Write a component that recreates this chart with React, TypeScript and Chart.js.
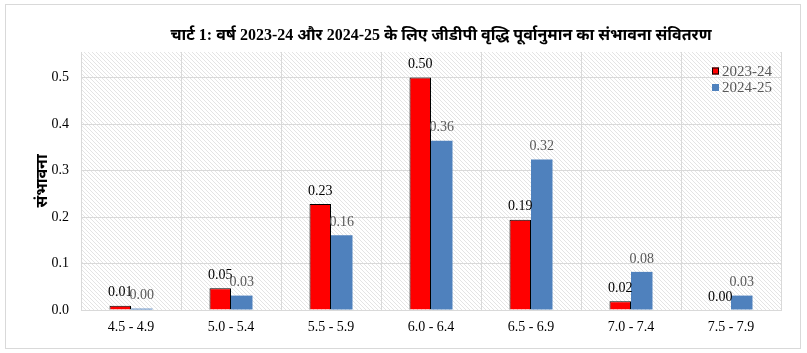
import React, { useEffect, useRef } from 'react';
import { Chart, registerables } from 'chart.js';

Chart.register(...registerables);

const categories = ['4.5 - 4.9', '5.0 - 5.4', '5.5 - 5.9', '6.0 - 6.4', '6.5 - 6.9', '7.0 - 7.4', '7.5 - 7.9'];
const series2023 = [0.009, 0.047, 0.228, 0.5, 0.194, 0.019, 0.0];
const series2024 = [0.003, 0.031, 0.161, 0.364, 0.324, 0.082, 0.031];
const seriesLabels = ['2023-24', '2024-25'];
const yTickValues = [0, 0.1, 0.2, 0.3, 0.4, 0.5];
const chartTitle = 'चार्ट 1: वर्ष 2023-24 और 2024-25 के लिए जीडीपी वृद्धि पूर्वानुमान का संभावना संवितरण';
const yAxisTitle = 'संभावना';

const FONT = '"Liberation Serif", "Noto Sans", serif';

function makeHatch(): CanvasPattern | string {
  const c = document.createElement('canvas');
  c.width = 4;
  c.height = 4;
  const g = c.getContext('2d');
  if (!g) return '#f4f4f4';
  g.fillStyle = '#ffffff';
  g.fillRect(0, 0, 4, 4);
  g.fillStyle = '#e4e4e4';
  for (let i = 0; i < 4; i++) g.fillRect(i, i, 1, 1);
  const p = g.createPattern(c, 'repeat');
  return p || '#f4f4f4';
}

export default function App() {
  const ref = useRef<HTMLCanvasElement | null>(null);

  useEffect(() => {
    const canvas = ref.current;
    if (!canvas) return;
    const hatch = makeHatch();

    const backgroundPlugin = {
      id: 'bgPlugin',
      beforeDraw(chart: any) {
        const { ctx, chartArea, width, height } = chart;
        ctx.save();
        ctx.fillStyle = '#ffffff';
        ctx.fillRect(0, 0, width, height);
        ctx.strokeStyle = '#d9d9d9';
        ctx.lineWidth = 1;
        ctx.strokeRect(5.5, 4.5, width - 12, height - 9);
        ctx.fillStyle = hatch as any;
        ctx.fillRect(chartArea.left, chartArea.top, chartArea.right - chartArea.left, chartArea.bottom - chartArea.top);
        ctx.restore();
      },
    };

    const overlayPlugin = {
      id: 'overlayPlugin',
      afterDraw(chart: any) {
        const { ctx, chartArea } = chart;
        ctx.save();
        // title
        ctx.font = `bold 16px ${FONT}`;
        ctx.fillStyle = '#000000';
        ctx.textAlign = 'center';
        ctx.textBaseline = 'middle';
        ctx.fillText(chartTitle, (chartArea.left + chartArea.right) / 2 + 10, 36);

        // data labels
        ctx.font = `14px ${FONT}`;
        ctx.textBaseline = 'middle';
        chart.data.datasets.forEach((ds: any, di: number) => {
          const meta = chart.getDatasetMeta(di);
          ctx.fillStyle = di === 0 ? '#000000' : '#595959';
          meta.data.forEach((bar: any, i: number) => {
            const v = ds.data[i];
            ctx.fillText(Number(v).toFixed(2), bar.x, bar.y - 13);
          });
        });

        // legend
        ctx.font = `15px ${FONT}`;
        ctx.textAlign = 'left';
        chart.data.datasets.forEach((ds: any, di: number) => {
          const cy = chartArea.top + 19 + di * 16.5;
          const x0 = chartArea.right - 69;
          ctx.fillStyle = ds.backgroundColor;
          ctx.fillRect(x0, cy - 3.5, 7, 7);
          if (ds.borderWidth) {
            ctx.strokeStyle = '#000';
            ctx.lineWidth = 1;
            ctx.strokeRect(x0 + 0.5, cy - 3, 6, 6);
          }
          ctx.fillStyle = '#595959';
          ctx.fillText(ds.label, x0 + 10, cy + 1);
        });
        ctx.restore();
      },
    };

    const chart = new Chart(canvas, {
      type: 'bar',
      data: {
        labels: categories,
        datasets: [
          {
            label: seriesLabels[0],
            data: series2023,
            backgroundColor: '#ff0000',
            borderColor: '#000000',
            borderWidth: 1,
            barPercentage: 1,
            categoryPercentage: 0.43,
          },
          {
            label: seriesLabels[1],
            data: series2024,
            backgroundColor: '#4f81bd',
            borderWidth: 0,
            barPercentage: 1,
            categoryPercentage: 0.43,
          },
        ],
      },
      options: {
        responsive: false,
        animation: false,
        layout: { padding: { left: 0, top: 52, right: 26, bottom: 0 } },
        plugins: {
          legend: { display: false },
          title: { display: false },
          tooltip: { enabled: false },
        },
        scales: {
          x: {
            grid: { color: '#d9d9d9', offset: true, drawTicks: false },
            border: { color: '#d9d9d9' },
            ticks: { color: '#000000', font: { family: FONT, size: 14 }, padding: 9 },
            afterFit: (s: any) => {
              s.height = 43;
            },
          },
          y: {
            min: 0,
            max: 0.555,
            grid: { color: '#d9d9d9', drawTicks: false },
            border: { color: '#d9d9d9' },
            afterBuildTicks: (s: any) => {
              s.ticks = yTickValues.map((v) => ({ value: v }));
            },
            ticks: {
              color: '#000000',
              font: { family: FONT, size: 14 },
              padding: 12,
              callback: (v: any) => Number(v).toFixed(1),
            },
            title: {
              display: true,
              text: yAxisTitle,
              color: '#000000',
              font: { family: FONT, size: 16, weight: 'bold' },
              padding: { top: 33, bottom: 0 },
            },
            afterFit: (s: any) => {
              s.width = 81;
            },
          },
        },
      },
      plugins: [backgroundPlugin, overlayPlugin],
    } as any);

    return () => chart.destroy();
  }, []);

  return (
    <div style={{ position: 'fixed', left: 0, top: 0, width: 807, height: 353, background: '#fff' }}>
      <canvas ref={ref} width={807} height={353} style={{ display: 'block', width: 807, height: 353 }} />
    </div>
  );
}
• • • • • • •
§ TASK GOAL
Begin at the first line of the material and copy each line exactly through the one containing "const yAxisTitle = 'संभावना';". Omit pictures.

§ EXPECTED ANSWER
Write a component that recreates this chart with React, TypeScript and Chart.js.
import React, { useEffect, useRef } from 'react';
import { Chart, registerables } from 'chart.js';

Chart.register(...registerables);

const categories = ['4.5 - 4.9', '5.0 - 5.4', '5.5 - 5.9', '6.0 - 6.4', '6.5 - 6.9', '7.0 - 7.4', '7.5 - 7.9'];
const series2023 = [0.009, 0.047, 0.228, 0.5, 0.194, 0.019, 0.0];
const series2024 = [0.003, 0.031, 0.161, 0.364, 0.324, 0.082, 0.031];
const seriesLabels = ['2023-24', '2024-25'];
const yTickValues = [0, 0.1, 0.2, 0.3, 0.4, 0.5];
const chartTitle = 'चार्ट 1: वर्ष 2023-24 और 2024-25 के लिए जीडीपी वृद्धि पूर्वानुमान का संभावना संवितरण';
const yAxisTitle = 'संभावना';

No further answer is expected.